── Source data ──

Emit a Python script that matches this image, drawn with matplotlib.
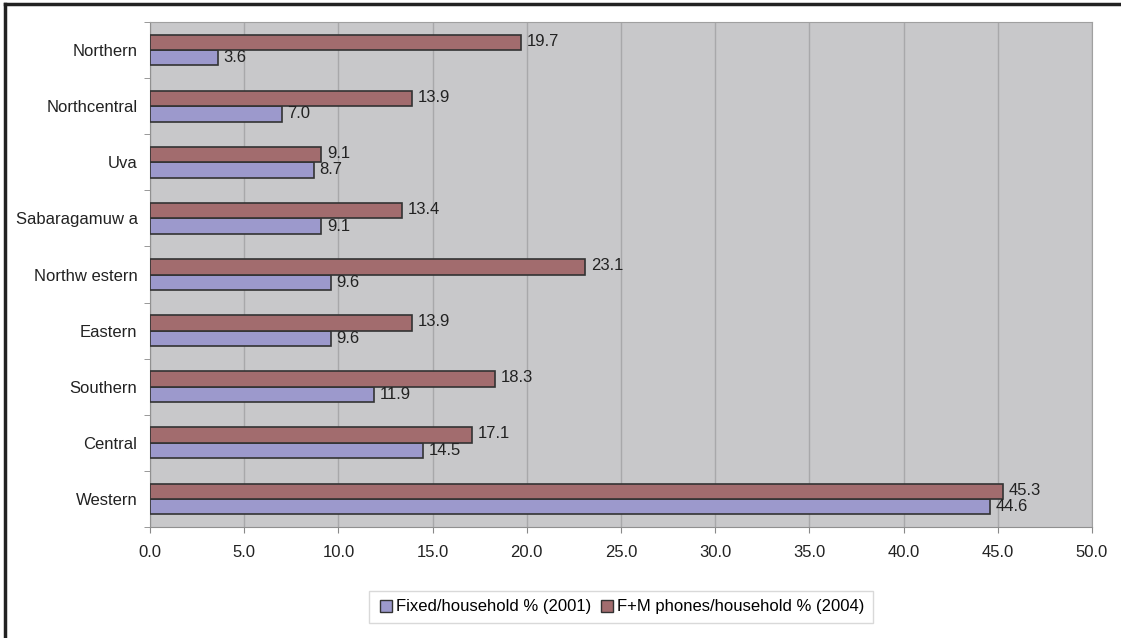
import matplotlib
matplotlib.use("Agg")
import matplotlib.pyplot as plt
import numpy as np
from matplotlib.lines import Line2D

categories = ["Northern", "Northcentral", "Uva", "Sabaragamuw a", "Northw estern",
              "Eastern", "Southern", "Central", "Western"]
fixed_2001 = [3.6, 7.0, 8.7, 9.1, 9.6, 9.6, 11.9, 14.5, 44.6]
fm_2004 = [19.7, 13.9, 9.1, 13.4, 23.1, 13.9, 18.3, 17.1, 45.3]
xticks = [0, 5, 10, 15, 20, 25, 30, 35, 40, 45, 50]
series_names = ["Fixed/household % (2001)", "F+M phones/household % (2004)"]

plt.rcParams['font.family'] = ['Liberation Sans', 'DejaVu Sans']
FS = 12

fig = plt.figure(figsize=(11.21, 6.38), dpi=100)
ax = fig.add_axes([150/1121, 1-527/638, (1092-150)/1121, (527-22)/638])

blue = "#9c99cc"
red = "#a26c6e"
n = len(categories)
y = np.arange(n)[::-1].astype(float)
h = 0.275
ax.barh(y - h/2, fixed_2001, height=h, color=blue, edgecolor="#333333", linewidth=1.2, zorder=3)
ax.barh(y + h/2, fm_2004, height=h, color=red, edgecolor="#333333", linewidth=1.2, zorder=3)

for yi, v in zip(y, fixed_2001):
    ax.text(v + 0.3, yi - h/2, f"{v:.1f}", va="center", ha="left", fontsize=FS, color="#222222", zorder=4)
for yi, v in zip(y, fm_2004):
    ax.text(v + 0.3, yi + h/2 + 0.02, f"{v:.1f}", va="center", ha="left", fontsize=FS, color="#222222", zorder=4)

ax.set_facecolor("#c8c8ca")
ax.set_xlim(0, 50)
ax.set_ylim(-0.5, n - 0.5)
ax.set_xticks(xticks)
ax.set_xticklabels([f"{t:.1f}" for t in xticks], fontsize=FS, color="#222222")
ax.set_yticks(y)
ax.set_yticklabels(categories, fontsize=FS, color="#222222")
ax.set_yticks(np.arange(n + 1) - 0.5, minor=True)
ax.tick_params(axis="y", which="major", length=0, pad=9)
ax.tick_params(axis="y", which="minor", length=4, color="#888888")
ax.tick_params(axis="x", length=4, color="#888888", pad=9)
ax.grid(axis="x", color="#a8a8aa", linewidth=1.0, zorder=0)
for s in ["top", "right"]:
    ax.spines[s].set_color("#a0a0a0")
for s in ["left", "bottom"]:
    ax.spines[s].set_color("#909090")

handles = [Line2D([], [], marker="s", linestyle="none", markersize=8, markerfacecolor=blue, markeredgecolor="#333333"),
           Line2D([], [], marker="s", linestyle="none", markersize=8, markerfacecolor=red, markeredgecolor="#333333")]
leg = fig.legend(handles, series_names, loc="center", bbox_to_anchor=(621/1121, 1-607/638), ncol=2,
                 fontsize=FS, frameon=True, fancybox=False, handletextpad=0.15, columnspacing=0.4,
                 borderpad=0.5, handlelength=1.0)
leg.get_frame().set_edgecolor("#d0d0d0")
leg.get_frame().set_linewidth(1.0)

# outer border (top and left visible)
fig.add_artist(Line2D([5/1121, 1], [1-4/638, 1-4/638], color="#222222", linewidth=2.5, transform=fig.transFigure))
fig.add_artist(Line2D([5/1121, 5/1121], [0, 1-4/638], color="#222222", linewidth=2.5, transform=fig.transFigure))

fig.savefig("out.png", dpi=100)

───

- _What you should do_
Quote, please, every line of the material above from its start through the line that has "1-527/638, (1092-150)/1121, (527-22)/638])", reproducing the words exactly and dropping any images.

- _Result of this task_
Emit a Python script that matches this image, drawn with matplotlib.
import matplotlib
matplotlib.use("Agg")
import matplotlib.pyplot as plt
import numpy as np
from matplotlib.lines import Line2D

categories = ["Northern", "Northcentral", "Uva", "Sabaragamuw a", "Northw estern",
              "Eastern", "Southern", "Central", "Western"]
fixed_2001 = [3.6, 7.0, 8.7, 9.1, 9.6, 9.6, 11.9, 14.5, 44.6]
fm_2004 = [19.7, 13.9, 9.1, 13.4, 23.1, 13.9, 18.3, 17.1, 45.3]
xticks = [0, 5, 10, 15, 20, 25, 30, 35, 40, 45, 50]
series_names = ["Fixed/household % (2001)", "F+M phones/household % (2004)"]

plt.rcParams['font.family'] = ['Liberation Sans', 'DejaVu Sans']
FS = 12

fig = plt.figure(figsize=(11.21, 6.38), dpi=100)
ax = fig.add_axes([150/1121, 1-527/638, (1092-150)/1121, (527-22)/638])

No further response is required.